# start of Information given

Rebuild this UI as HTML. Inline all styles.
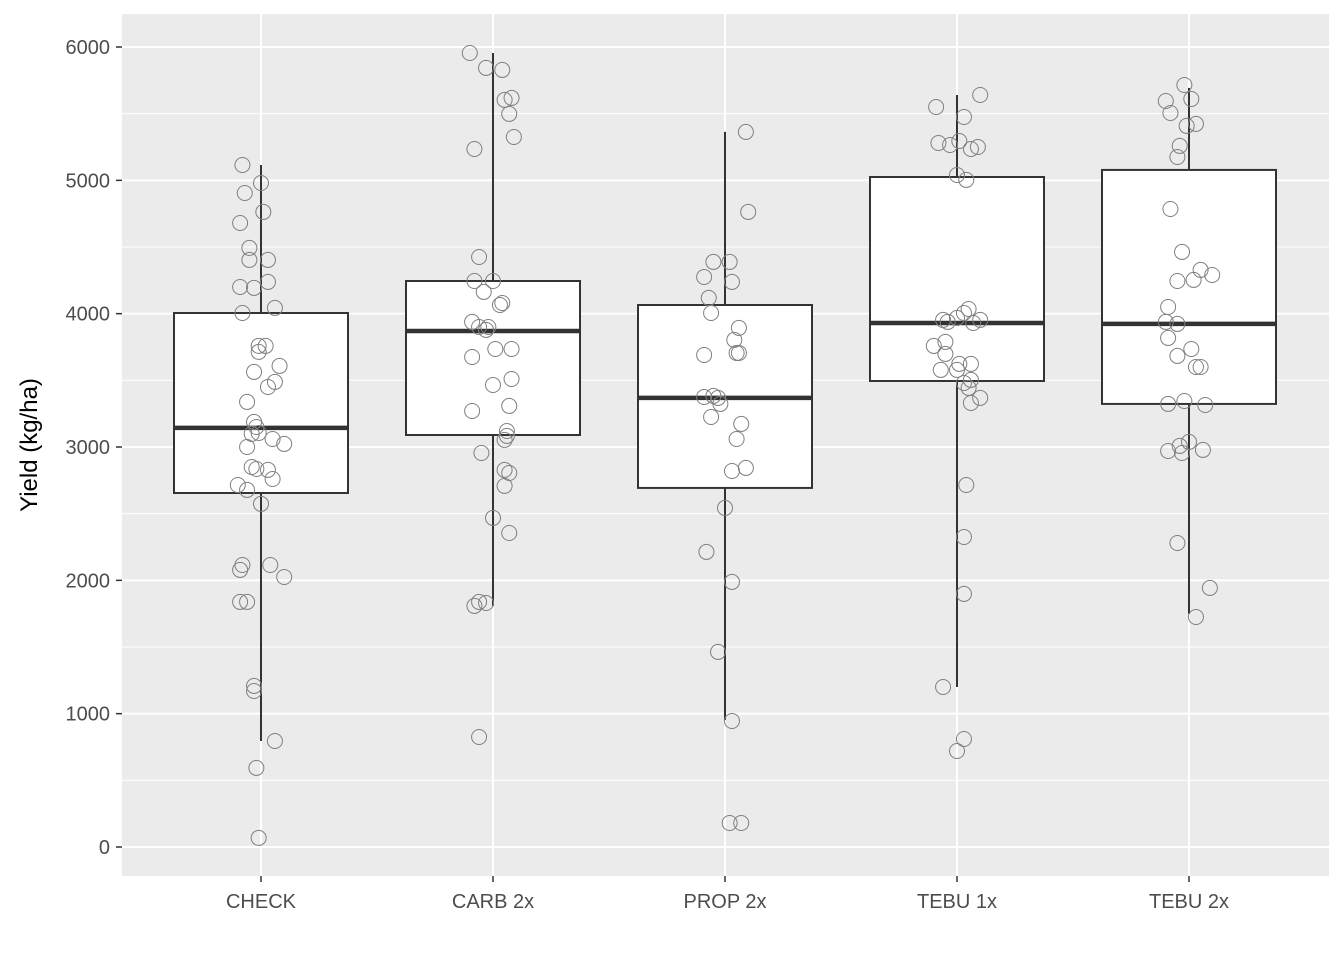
<!DOCTYPE html>
<html><head><meta charset="utf-8">
<style>
html,body{margin:0;padding:0;background:#fff;}
svg{display:block;font-family:"Liberation Sans",Arial,sans-serif;}
</style></head>
<body>
<svg id="chart" width="1344" height="960" viewBox="0 0 1344 960" xmlns="http://www.w3.org/2000/svg">
<rect x="0" y="0" width="1344" height="960" fill="#ffffff"/>
<rect x="122" y="14" width="1207" height="862" fill="#ebebeb"/>
<g id="grid"></g>
<g id="boxes"></g>
<g id="points"></g>
<g id="axes"></g>
<text transform="translate(37,445) rotate(-90)" text-anchor="middle" font-size="24" fill="#000">Yield (kg/ha)</text>
</svg>
<script>
const categories = ["CHECK","CARB 2x","PROP 2x","TEBU 1x","TEBU 2x"];
const yTicks = [0,1000,2000,3000,4000,5000,6000];
const whiskerLow = [795,1808,953,1200,1748];
const q1 = [2655,3090,2693,3495,3323];
const median = [3143,3870,3368,3930,3923];
const q3 = [4005,4245,4065,5025,5078];
const whiskerHigh = [5115,5955,5363,5640,5693];

const checkValues = [5115,4905,4980,4680,4763,4493,4403,4403,4200,4193,4238,4043,4005,3758,3758,3713,3608,3563,3450,3488,3338,3188,3150,3098,3105,3060,3023,3000,2850,2835,2828,2760,2715,2678,2573,2115,2078,2115,2025,1838,1838,1208,1170,795,593,68];
const checkJitter = [-0.08,-0.07,0,-0.09,0.01,-0.05,-0.05,0.03,-0.09,-0.03,0.03,0.06,-0.08,-0.01,0.02,-0.01,0.08,-0.03,0.03,0.06,-0.06,-0.03,-0.02,-0.04,-0.01,0.05,0.1,-0.06,-0.04,-0.02,0.03,0.05,-0.1,-0.06,0,-0.08,-0.09,0.04,0.1,-0.09,-0.06,-0.03,-0.03,0.06,-0.02,-0.01];
const carbValues = [5955,5843,5828,5603,5618,5498,5325,5235,4425,4245,4245,4163,4080,4065,3938,3900,3878,3900,3735,3735,3675,3510,3465,3308,3270,3120,3083,3053,2955,2828,2805,2708,2468,2355,1838,1808,1830,825];
const carbJitter = [-0.1,-0.03,0.04,0.05,0.08,0.07,0.09,-0.08,-0.06,0,-0.08,-0.04,0.04,0.03,-0.09,-0.06,-0.03,-0.02,0.01,0.08,-0.09,0.08,0,0.07,-0.09,0.06,0.06,0.05,-0.05,0.05,0.07,0.05,0,0.07,-0.06,-0.08,-0.03,-0.06];
const propValues = [5363,4763,4388,4388,4275,4238,4118,4005,3893,3803,3705,3690,3705,3368,3375,3383,3323,3225,3173,3060,2843,2820,2543,2213,1988,1463,945,180,180];
const propJitter = [0.09,0.1,-0.05,0.02,-0.09,0.03,-0.07,-0.06,0.06,0.04,0.06,-0.09,0.05,-0.03,-0.09,-0.05,-0.02,-0.06,0.07,0.05,0.09,0.03,0,-0.08,0.03,-0.03,0.03,0.02,0.07];
const tebu1Values = [5640,5550,5475,5280,5265,5295,5250,5235,5040,5003,4005,3953,3968,3938,3930,4035,3953,3758,3788,3698,3623,3578,3578,3623,3503,3480,3443,3368,3330,2715,2325,1898,1200,810,720];
const tebu1Jitter = [0.1,-0.09,0.03,-0.08,-0.03,0.01,0.09,0.06,0,0.04,0.03,-0.06,0,-0.04,0.07,0.05,0.1,-0.1,-0.05,-0.05,0.01,-0.07,0,0.06,0.06,0.03,0.05,0.1,0.06,0.04,0.03,0.03,-0.06,0.03,0];
const tebu2Values = [5715,5595,5610,5505,5408,5423,5258,5175,4785,4463,4328,4290,4253,4245,4050,3938,3923,3818,3735,3683,3600,3600,3323,3345,3315,3038,3008,2955,2970,2978,2280,1943,1725];
const tebu2Jitter = [-0.02,-0.1,0.01,-0.08,-0.01,0.03,-0.04,-0.05,-0.08,-0.03,0.05,0.1,0.02,-0.05,-0.09,-0.1,-0.05,-0.09,0.01,-0.05,0.03,0.05,-0.09,-0.02,0.07,0,-0.04,-0.03,-0.09,0.06,-0.05,0.09,0.03];

const pointValues = [checkValues,carbValues,propValues,tebu1Values,tebu2Values];
const pointJitter = [checkJitter,carbJitter,propJitter,tebu1Jitter,tebu2Jitter];

const NS = "http://www.w3.org/2000/svg";
const panel = {x0:122,x1:1329,y0:14,y1:876};
const step = 232;
function xScale(i){ return 261 + i*step; }
function yScale(v){ return 847 - v*(800/6000); }
function mk(tag, attrs, parent){
  const e = document.createElementNS(NS, tag);
  for (const k in attrs) e.setAttribute(k, attrs[k]);
  parent.appendChild(e); return e;
}
const grid = document.getElementById('grid');
for (let i=0;i<yTicks.length-1;i++){
  const y = yScale((yTicks[i]+yTicks[i+1])/2);
  const l = mk('line',{x1:panel.x0,x2:panel.x1,y1:y,y2:y,stroke:'#fff','stroke-width':1},grid);
  
  
}
yTicks.forEach(t=>{
  const y = yScale(t);
  const l = mk('line',{x1:panel.x0,x2:panel.x1,y1:y,y2:y,stroke:'#fff','stroke-width':2},grid);
  
  
});
categories.forEach((c,i)=>{
  const x = xScale(i);
  const l = mk('line',{x1:x,x2:x,y1:panel.y0,y2:panel.y1,stroke:'#fff','stroke-width':2},grid);
  
  
});
const boxes = document.getElementById('boxes');
const hw = step*0.75/2;
categories.forEach((c,i)=>{
  const x = xScale(i);
  const g = mk('g',{},boxes);
  
  
  mk('line',{x1:x,x2:x,y1:yScale(whiskerHigh[i]),y2:yScale(q3[i]),stroke:'#333','stroke-width':2},g);
  mk('line',{x1:x,x2:x,y1:yScale(q1[i]),y2:yScale(whiskerLow[i]),stroke:'#333','stroke-width':2},g);
  mk('rect',{x:x-hw,y:yScale(q3[i]),width:2*hw,height:yScale(q1[i])-yScale(q3[i]),fill:'#fff',stroke:'#333','stroke-width':2},g);
  mk('line',{x1:x-hw,x2:x+hw,y1:yScale(median[i]),y2:yScale(median[i]),stroke:'#333','stroke-width':4.5},g);
});
const pts = document.getElementById('points');
pointValues.forEach((vals,i)=>{
  vals.forEach((v,j)=>{
    const c = mk('circle',{cx:xScale(i+pointJitter[i][j]),cy:yScale(v),r:7.5,fill:'none',stroke:'#7f7f7f','stroke-width':1},pts);
    
    
  });
});
const axes = document.getElementById('axes');
yTicks.forEach(t=>{
  const y = yScale(t);
  mk('line',{x1:116,x2:122,y1:y,y2:y,stroke:'#333','stroke-width':1.5},axes);
  const tx = mk('text',{x:110,y:y+7,'text-anchor':'end','font-size':20,fill:'#4d4d4d'},axes);
  tx.textContent = t;
  
  
});
categories.forEach((c,i)=>{
  const x = xScale(i);
  mk('line',{x1:x,x2:x,y1:876,y2:882,stroke:'#333','stroke-width':1.5},axes);
  const tx = mk('text',{x:x,y:908,'text-anchor':'middle','font-size':20,fill:'#4d4d4d'},axes);
  tx.textContent = c;
  
  
});
</script>
</body></html>
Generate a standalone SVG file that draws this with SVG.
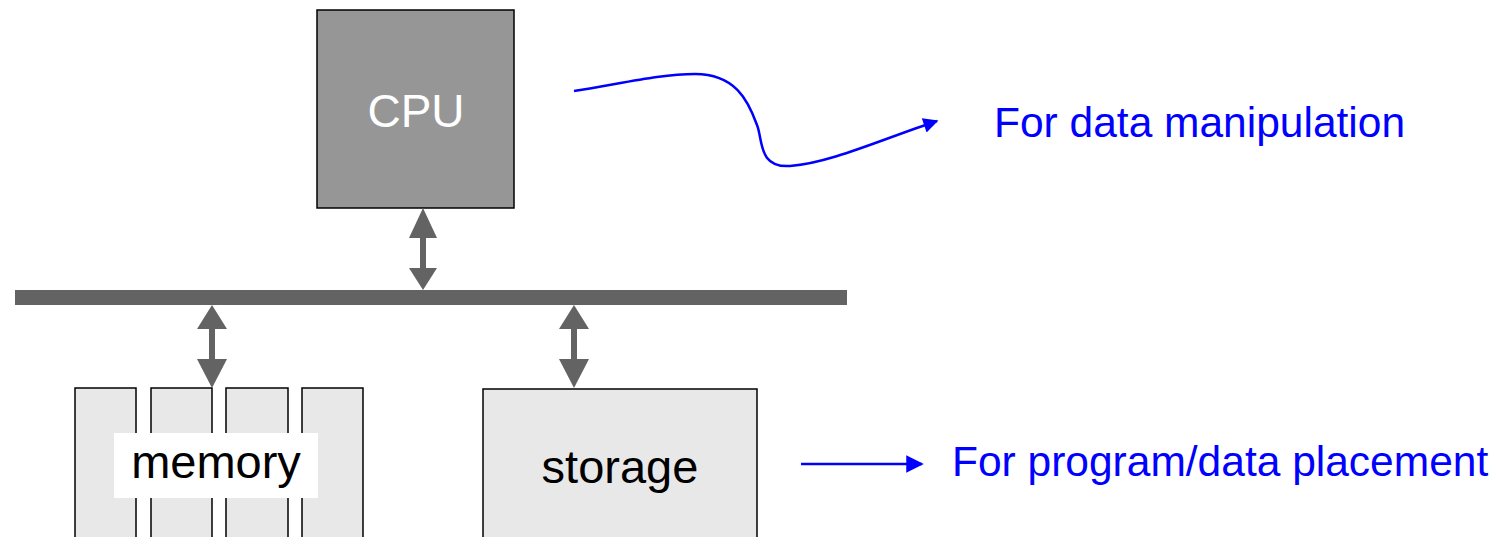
<svg xmlns="http://www.w3.org/2000/svg" width="1503" height="537" viewBox="0 0 1503 537">
<defs>
<style>
.box{stroke:#000;stroke-width:1.5}
.lbl{font-family:"Liberation Sans",Arial,sans-serif;text-anchor:middle}
.blue{font-family:"Liberation Sans",Arial,sans-serif;fill:#0000ff;font-size:42.5px}
.link{stroke:#636363;stroke-width:6;fill:none}
.head{fill:#636363}
.bl{stroke:#0000ff;stroke-width:2.5;fill:none}
</style>
<marker id="ab" viewBox="0 0 10 10" refX="9" refY="5" markerWidth="8" markerHeight="6" markerUnits="strokeWidth" orient="auto">
<path d="M0,0 L10,5 L0,10 z" fill="#0000ff"/>
</marker>
<marker id="ab2" viewBox="0 0 10 10" refX="9" refY="5" markerWidth="7" markerHeight="7" markerUnits="strokeWidth" orient="auto">
<path d="M0,0 L10,5 L0,10 z" fill="#0000ff"/>
</marker>
</defs>
<rect width="1503" height="537" fill="#fff"/>

<g id="bus"><rect x="15" y="290" width="832" height="15" fill="#636363"/></g>

<g id="cpu">
<rect class="box" x="317" y="10" width="197" height="198" fill="#969696"/>
<text class="lbl" x="416" y="127" font-size="46" fill="#fff">CPU</text>
</g>

<g id="memory">
<rect class="box" x="75" y="388" width="61" height="160" fill="#e8e8e8"/>
<rect class="box" x="151" y="388" width="61" height="160" fill="#e8e8e8"/>
<rect class="box" x="226" y="388" width="62" height="160" fill="#e8e8e8"/>
<rect class="box" x="302" y="388" width="61" height="160" fill="#e8e8e8"/>
<rect x="114" y="433" width="204" height="65" fill="#fff"/>
<text class="lbl" x="216" y="478" font-size="47" fill="#000">memory</text>
</g>

<g id="storage">
<rect class="box" x="483" y="389" width="274" height="160" fill="#e8e8e8"/>
<text class="lbl" x="620" y="483" font-size="47" fill="#000">storage</text>
</g>

<g id="label-data"><text class="blue" x="994" y="137">For data manipulation</text></g>
<g id="label-program"><text class="blue" x="952" y="476">For program/data placement</text></g>

<g id="connectors">
<line class="link" x1="423" y1="232" x2="423" y2="274"/>
<path class="head" d="M423,208 L409,238 L437,238 z"/>
<path class="head" d="M423,290 L409,268 L437,268 z"/>
<line class="link" x1="212" y1="322" x2="212" y2="364"/>
<path class="head" d="M212,305 L197,329 L227,329 z"/>
<path class="head" d="M212,388 L197,359 L227,359 z"/>
<line class="link" x1="574" y1="322" x2="574" y2="364"/>
<path class="head" d="M574,305 L559,329 L589,329 z"/>
<path class="head" d="M574,388 L559,359 L589,359 z"/>
<path class="bl" marker-end="url(#ab)" d="M574,91 C620,84 660,74 695,74 C735,74 748,100 757,125 C763,140 758,168 790,166 C830,163 880,140 937,121"/>
<line class="bl" x1="801" y1="464" x2="922" y2="464" stroke-width="2" marker-end="url(#ab2)"/>
</g>
</svg>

# end of Information given

## [Task statement]
Wherever a line in the data above holds "this", copy that line.

## [Output of the exercise]
Rebuild this UI as HTML. Inline all styles.
Generate a standalone SVG file that draws this with SVG.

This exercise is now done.